Find the laplace transform of log[x]

[mathelord]

how do i find the laplace transform of log[x]

 

[Tide]

The Laplace transform of \log t is

\int_0^{\infty}e^{-st} \log t dt

 

[mathelord]

i know that but i tink the final answer is infinity,thats ridiculus,so i need confirmation

 

[Tide]

I don't think there is a "closed form" expression for the integral but the integral should be finite since log x integrates to x log x - x which goes to 0 as x -> 0.

 

[quantumdude]

I don't think that this Laplace transform exists. A necessary condition for the existence of the Laplace transform of f(t) is that f be continuous on 0 \leq t < \infty, but \log(t) isn't even defined at t=0.

 

[Tide]

The condition for the existence of the Laplace Transform is that function must be piecewise continuous and of exponential order. In short, it has to be integrable.

 

[quantumdude]

piecewise continuous

Right, but the interval has to include t=0, where the integrand has a vertical asymptote. Doesn't that screw things up?

 

[Tide]

Right, but the interval has to include t=0, where the integrand has an infinite discontinuity.
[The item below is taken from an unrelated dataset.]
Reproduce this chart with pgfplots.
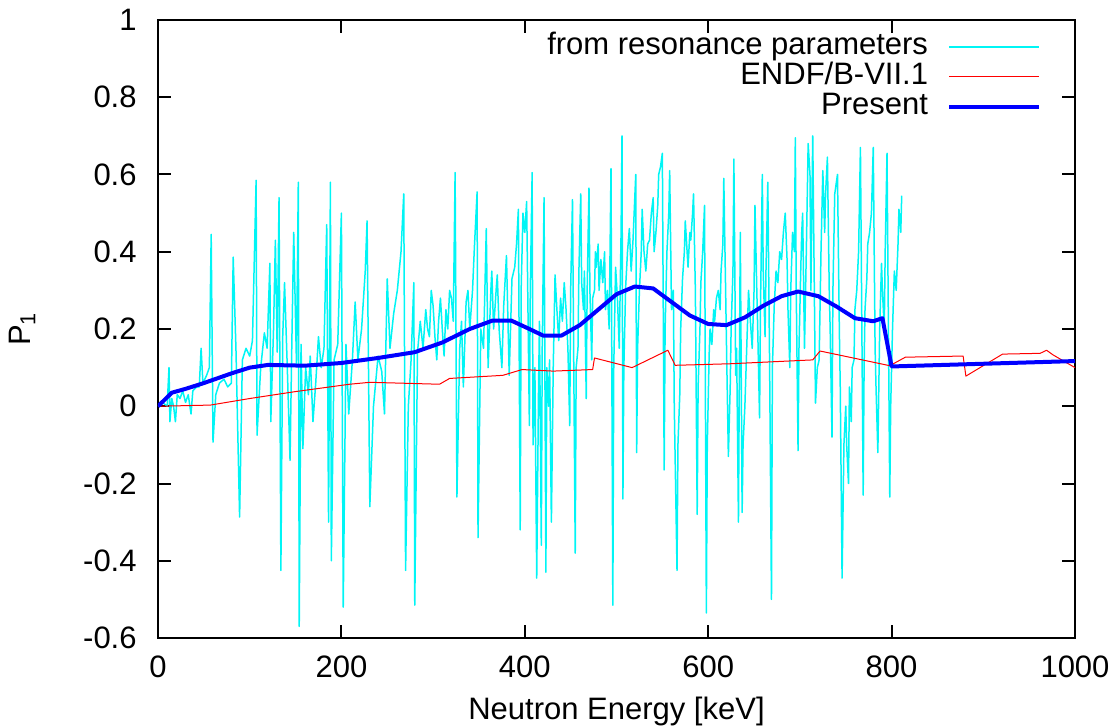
\documentclass[border=0pt]{standalone}
\usepackage{fontspec}
\setmainfont{Liberation Sans}
\usepackage{pgfplots}
\pgfplotsset{compat=1.18}
\newcommand{\ff}{\fontsize{15.5bp}{18bp}\selectfont}
\begin{document}
\begin{tikzpicture}
\begin{axis}[
  scale only axis,
  width=458.5bp, height=309bp,
  xmin=0, xmax=1000, ymin=-0.6, ymax=1,
  xtick={0,200,400,600,800,1000},
  xticklabels={0,200,400,600,800,1000},
  ytick={-0.6,-0.4,-0.2,0,0.2,0.4,0.6,0.8,1},
  yticklabels={-0.6,-0.4,-0.2,0,0.2,0.4,0.6,0.8,1},
  tick align=inside,
  major tick length=6.5bp,
  minor tick num=0,
  axis line style={line width=1bp, black},
  every tick/.style={line width=1bp, black},
  tick label style={font=\ff},
  xticklabel style={anchor=north, inner sep=0pt, yshift=-8.5bp},
  yticklabel style={anchor=east, inner sep=0pt, xshift=-10.5bp},
  xlabel={Neutron Energy [keV]},
  ylabel={P\textsubscript{1}},
  label style={font=\ff},
  xlabel style={at={(axis description cs:0.5,-0.1197)}, anchor=center},
  ylabel style={at={(axis description cs:-0.148,0.5)}, anchor=center},
  legend style={draw=none, fill=none, font=\ff, at={(0.963,0.979)}, anchor=north east,
    inner sep=0pt, outer sep=0pt, row sep=1bp, column sep=9.5bp,
    nodes={inner sep=0pt, text height=11bp, text depth=3bp}},
  legend cell align=right,
  legend plot pos=right,
  legend image code/.code={\draw[#1] (0bp,0bp) -- (45bp,0bp);},
]
\addplot[color={rgb,255:red,0;green,245;blue,245}, line width=0.75bp, line join=round] coordinates {
(0,0) (5,0.01) (10,0.0) (12,0.10) (13,-0.04) (15,0.02) (17,0.0) (19,-0.04) (21,0.03) (24,0.02)
(27,0.04) (30,0.01) (33,0.03) (36,-0.02) (38,0.04) (42,0.05) (45,0.05) (47,0.15) (49,0.06) (53,0.08)
(56,0.10) (58,0.445) (60,-0.093) (63,0.03) (67,0.06) (72,0.07) (76,0.05) (80,0.06) (82,0.386) (85,0.15)
(89,-0.287) (92,0.12) (96,0.15) (100,0.13) (103,0.17) (107,0.585) (108,-0.075) (112,0.10) (116,0.19) (119,0.15)
(122,0.37) (123,-0.04) (126,0.20) (128,0.43) (130,0.14) (132,0.54) (134,-0.425) (136,0.18) (138,0.32) (141,0.10)
(144,-0.14) (146,0.17) (148,0.45) (151,0.11) (153,0.58) (154,-0.57) (156,0.16) (158,-0.11) (161,0.10) (164,0.03)
(166,0.13) (169,-0.04) (172,0.06) (175,0.18) (178,0.10) (181,0.15) (184,0.47) (186,-0.30) (188,0.58) (189,-0.40)
(192,0.12) (196,0.16) (200,0.50) (202,-0.52) (205,0.16) (208,-0.02) (212,0.12) (215,0.27) (218,0.12) (222,0.20)
(226,0.35) (228,0.48) (231,-0.26) (235,0.0) (240,0.13) (244,0.09) (247,-0.02) (250,0.33) (253,0.15) (257,0.24)
(261,0.30) (265,0.40) (268,0.55) (270,-0.425) (273,0.0) (276,0.12) (279,0.32) (280,-0.515) (283,0.14) (286,0.22)
(289,0.15) (292,0.25) (294,0.20) (296,0.18) (298,0.30) (300,0.26) (302,0.18) (304,0.12) (306,0.22) (308,0.28) (310,0.20) (312,0.13) (314,0.25) (316,0.20) (318,0.30) (320,0.28) (322,0.22) (324,0.605)
(326,-0.235) (329,0.15) (331,0.22) (333,0.05) (336,0.27) (338,0.30) (340,0.20) (343,0.30) (345,0.41) (348,0.555) (349,-0.34) (352,0.20)
(355,0.15) (358,0.46) (360,0.10) (363,0.30) (364,0.35) (366,0.20) (369,0.31) (370,0.34) (372,0.20) (375,0.10) (377,0.26) (380,0.39)
(383,0.08) (386,0.33) (389,0.36) (391,0.42) (393,0.51) (395,-0.32) (396,0.30) (398,0.50) (400,0.45) (402,0.53) (405,-0.05) (406,0.30) (408,0.605) (409,-0.10)
(411,0.10) (413,-0.445) (415,0.05) (416,0.22) (418,-0.36) (419,0.15) (421,0.54) (423,-0.43) (424,0.10) (426,0.0) (427,0.12) (429,-0.30) (431,0.10) (433,0.34) (435,0.25) (437,0.17) (439,0.28) (441,0.22) (443,0.32)
(445,0.25) (447,0.15) (449,-0.05) (450,0.30) (452,0.535) (455,-0.38) (456,0.10) (458,0.15) (459,0.35) (461,0.55) (462,0.32) (464,0.25) (465,0.35) (467,0.02) (468,0.30) (470,0.565) (471,0.30) (473,0.12)
(474,0.28) (476,0.30) (477,0.40) (478,0.36) (480,0.42) (481,0.30) (483,0.38) (485,0.32) (487,0.40) (488,0.25) (490,0.30) (492,0.20) (494,0.615) (496,-0.515) (497,0.10) (499,0.36) (501,0.28) (503,0.15)
(504,0.30) (505,0.45) (506,0.70) (507,-0.24) (508,0.10) (510,0.31) (512,0.40) (514,0.46) (516,0.35) (518,0.43) (521,0.60) (522,-0.12) (523,0.15) (525,0.30) (527,0.40) (528,0.51)
(530,0.40) (532,0.35) (534,0.42) (536,0.43) (538,0.50) (540,0.54) (541,0.40) (543,0.45) (545,0.52) (546,0.60) (548,0.62) (550,0.655) (552,-0.165) (553,0.20) (555,0.40) (557,0.50) (558,0.61)
(560,0.25) (562,0.30) (563,0.0) (566,-0.425) (567,-0.10) (569,0.03) (570,0.20) (572,0.33) (574,0.40) (575,0.48) (577,0.40) (578,0.36) (580,0.45) (581,0.43) (583,0.50) (584,0.55) (586,0.30) (588,-0.28)
(589,0.05) (591,0.2) (592,0.32) (594,0.40) (596,0.52) (598,-0.535) (599,-0.10) (601,0.13) (602,0.20) (604,0.16) (606,0.25) (607,0.22) (609,0.28) (611,0.30) (613,0.25) (614,0.35) (616,0.42) (617,0.59)
(619,0.30) (620,0.15) (622,-0.13) (624,0.05) (625,0.20) (627,0.35) (628,0.64) (630,0.08) (631,0.15) (633,-0.30) (634,0.10) (635,0.45) (637,-0.275) (638,-0.10) (640,0.0) (642,0.15) (644,0.30) (646,0.22)
(648,0.15) (650,0.30) (651,0.52) (653,0.30) (654,0.20) (656,-0.03) (657,0.25) (659,0.60) (660,0.35) (662,0.18) (663,0.35) (665,0.58) (667,0.10) (669,-0.50) (670,0.10) (672,0.26) (674,0.35)
(676,0.32) (678,0.40) (680,0.38) (682,0.45) (684,0.50) (686,0.38) (687,0.25) (689,0.10) (690,0.30) (692,0.45) (694,0.40) (695,0.695) (696,0.30) (698,-0.115) (699,0.15) (701,0.36) (702,0.45)
(703,0.50) (705,0.15) (707,0.40) (709,0.68) (711,0.60) (712,0.30) (714,0.70) (717,0.008) (719,0.10) (721,0.12) (723,0.40) (725,0.61) (727,0.45) (728,0.55)
(730,0.645) (732,0.30) (733,0.20) (735,-0.08) (736,0.30) (738,0.55) (741,0.60) (743,0.2) (744,0.05) (746,-0.445) (748,-0.10) (750,0.0) (751,-0.10) (753,-0.20) (754,0.05) (756,-0.04)
(757,0.10) (759,0.12) (760,0.25) (762,0.30) (764,0.40) (766,0.67) (769,-0.23) (770,0.10) (771,0.25) (773,0.33) (774,0.42) (776,0.45) (778,0.50) (780,0.67) (782,0.15) (783,0.05) (785,-0.12)
(787,0.20) (789,0.37) (790,0.30) (792,0.20) (793,0.40) (795,0.655) (798,-0.235) (799,0.0) (801,0.20) (803,0.35) (805,0.30) (807,0.42) (808,0.51) (810,0.45) (811,0.545)
};
\addlegendentry{from resonance parameters}
\addplot[color=red, line width=0.5bp, line join=round] coordinates {
(0,0) (57,0.003) (100,0.02) (150,0.038) (209,0.057) (231,0.062) (307,0.057) (318,0.072) (376,0.08)
(397,0.095) (431,0.091) (474,0.095) (476,0.125) (517,0.10) (556,0.145) (564,0.106) (624,0.11)
(714,0.12) (722,0.143) (798,0.105) (815,0.127) (878,0.13) (881,0.078) (921,0.135) (962,0.137)
(969,0.145) (976,0.133) (1000,0.10)
};
\addlegendentry{ENDF/B-VII.1}
\addplot[color=blue, line width=2bp, line join=round] coordinates {
(0,0) (15,0.035) (30,0.045) (50,0.06) (80,0.085) (100,0.10) (120,0.107) (160,0.105) (200,0.112)
(240,0.125) (280,0.14) (310,0.165) (340,0.2) (365,0.222) (385,0.222) (405,0.2) (420,0.183)
(440,0.183) (460,0.21) (480,0.25) (500,0.29) (520,0.31) (540,0.305) (560,0.27) (580,0.235)
(600,0.213) (620,0.21) (640,0.23) (660,0.26) (680,0.285) (698,0.297) (720,0.285) (740,0.258)
(760,0.228) (780,0.22) (790,0.228) (800,0.103) (1000,0.117)
};
\addlegendentry{Present}
\end{axis}
\pgfresetboundingbox
\path[use as bounding box] ([xshift=-79bp,yshift=-45bp]current axis.south west) rectangle ([xshift=20bp,yshift=10bp]current axis.north east);
\end{tikzpicture}
\end{document}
Doesn't that screw things up?

Yes, the fact that the discontinuity occurs at t = 0 poses a problem but you can define the Laplace transform by setting the lower limit to \epsilon > 0 and passing to the limit 0.

In fact, we know that the integral

\int_{0}^{\infty}\ln x e^{-x} dx = -\gamma

is just the Euler-Mascheroni constant. We can use this result to evaluate the Laplace transform:

\int_{0}^{\infty} \ln t e^{-st} dt = \int_{0}^{\infty} \frac{-\ln s +\ln x}{s}e^{-x}dx

with the result

\int_{0}^{\infty} \ln t e^{-st} dt = - \frac {\ln s + \gamma}{s}

which wasn't as bad as I first thought it would be!